For those familiar with Ken Robinson's TED Talks and previous writings on creativity and education, there will be few surprises in this timely new offering. What Robinson and Aronica continue successfully to do is to challenge at the deepest levels our assumptions about education and learning. There is always a thinly veiled streak of anarchism about Robinson's ideas which echoes past educational thinkers like Godwin in the eighteenth century and Tolstoy in the nineteenth. This is a book to gladden the heart of any budding thinker who wants to raise their view of education beyond the tired present cul-de-sac thinking of comprehensive versus grammar or free school versus mainstream. Robinson and Aronica clear away these tired arguments and help us to free our thinking from what Miller (2010) described as the 'cultural trance' under which we labour and to see education in terms of new heights of possibility.
Robinson & Aronica boldly state their underlying philosophical approach so that the reader is left in no doubt that at the very heart of any education system should be the idea that every individual is valued for their uniqueness. This means that each learner has the right to self-determination; every student has the potential to evolve and live a fulfilled life, and every person carries with them a civic responsibility which must fully respect others.
The authors make clear in their introductory pages that there are four basic purposes of education: personal, cultural, social and economic. They explain each of these in turn throughout the book and align them with the overall aim of education as they see it, 'To enable students to understand the world around them and the talents within them so that they can become fulfilled individuals and active, compassionate citizens' (p. xvi).
The role for individual practitioners is also made clear. If you are a teacher, 'you are the system'. The authors exhort those responsible for the education of students to make changes within their practice and institutions, press for a rethinking of the overall systems they work within, and to engage with the wider global world around them. They call for 'radical innovation' which goes beyond simply 'tinkering around the edges' of the present industrial system of schooling. They argue for a change in thinking on how we live and relate to each other as both countries in the global context and local communities.

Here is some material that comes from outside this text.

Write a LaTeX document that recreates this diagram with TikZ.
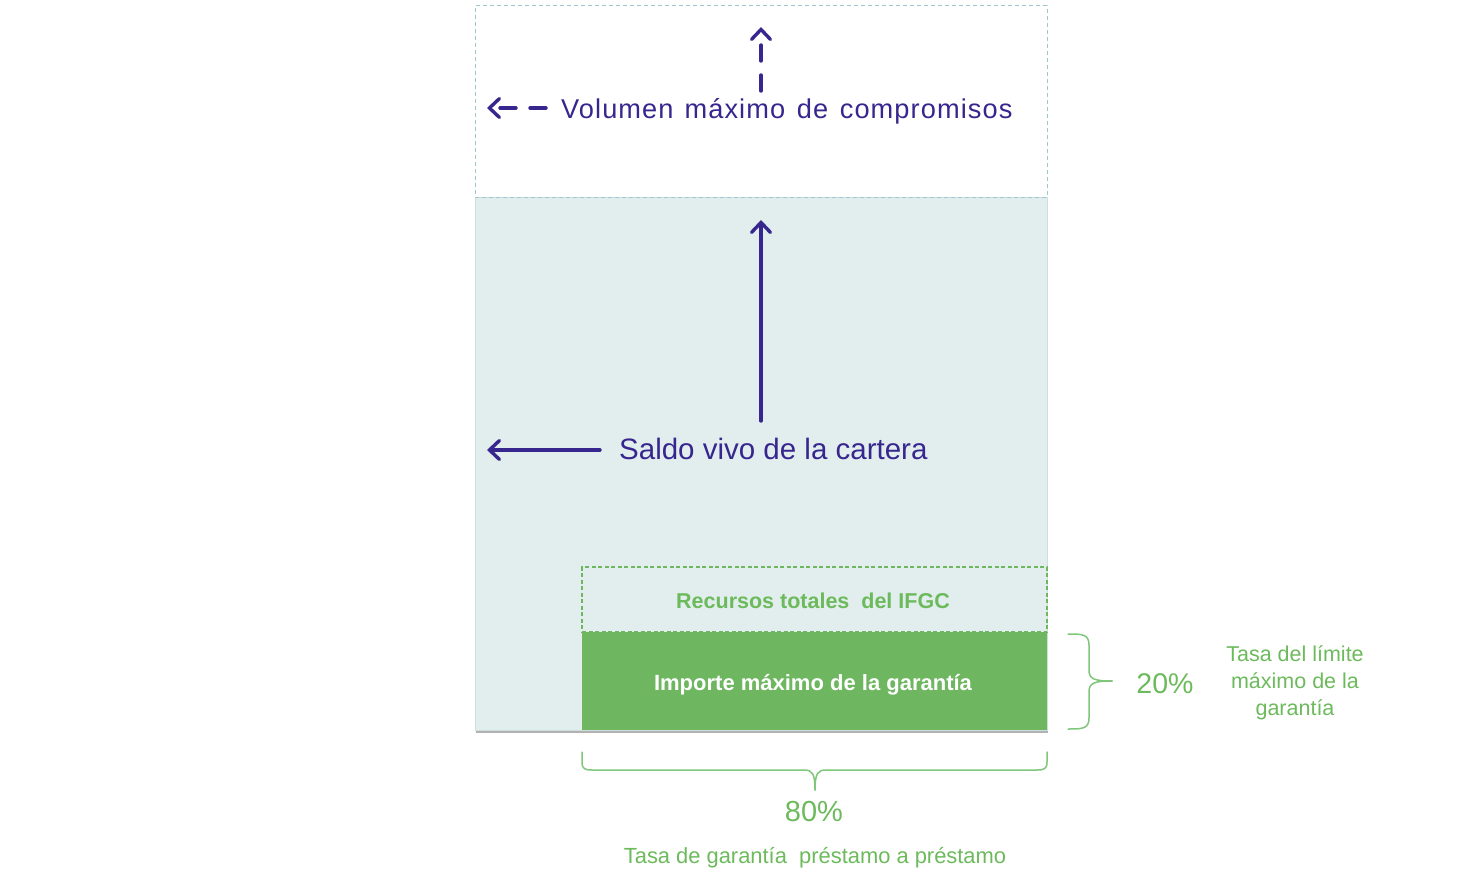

In each of the ten chapters that follow, the urgency of this message is palpable and is delivered with clarity and challenge. For example, in chapter 5 we read that teachers should 'Teach like your hair's on fire' (p. 97), and are challenged to consider the thought that if we really believe that children are 'natural learners' why do they need teachers at all? (p. 102). For teachers labouring under the present regimes of micromanagement in our present school-effectiveness-dominated models these questions might seem irrelevant. However, Robinson and Aronica do see a vitally important role for the committed teacher to engage, enable, expect and empower learners. Great teachers fulfil three essential purposes for their students: to inspire them with their own passion; to foster in them the confidence to develop the skills and knowledge they need to become independent learners; and to enable them to inquire, ask questions, develop skills, in short, to allow creativity in thinking to flow.
The curriculum too is given a radical rethink, with a competency-based approach being recommended for schools to facilitate. Few would argue with the need for schools to exhibit the characteristic purposes of promoting diversity, depth and dynamism, but some might take exception to assuming a democratic approach as outlined on p. 152. Ultimately the approach advocated is one of personalised learning in which the individual is seen as a unique curious and autonomous learner who is facilitated and inspired by the educators they come in contact with. On p. 256 we are reminded that 'effective education is always a balance between rigor and freedom, tradition and innovation, the individual and the group, theory and practice, the inner world and the outer world'. Education and learning is a complex process closely intertwined with politics. Robinson and Aronica remind us, however, of Gandhi's quote that in order to be change agents, we must ourselves be the change. Reading this book may inspire you to do just that, or at the very least raise some serious doubts and questions about our present approaches to schooling.
Review by Graham Robertson (2017) 'Creative Schools'. Research in Teacher Education. Vol 7 (No.1).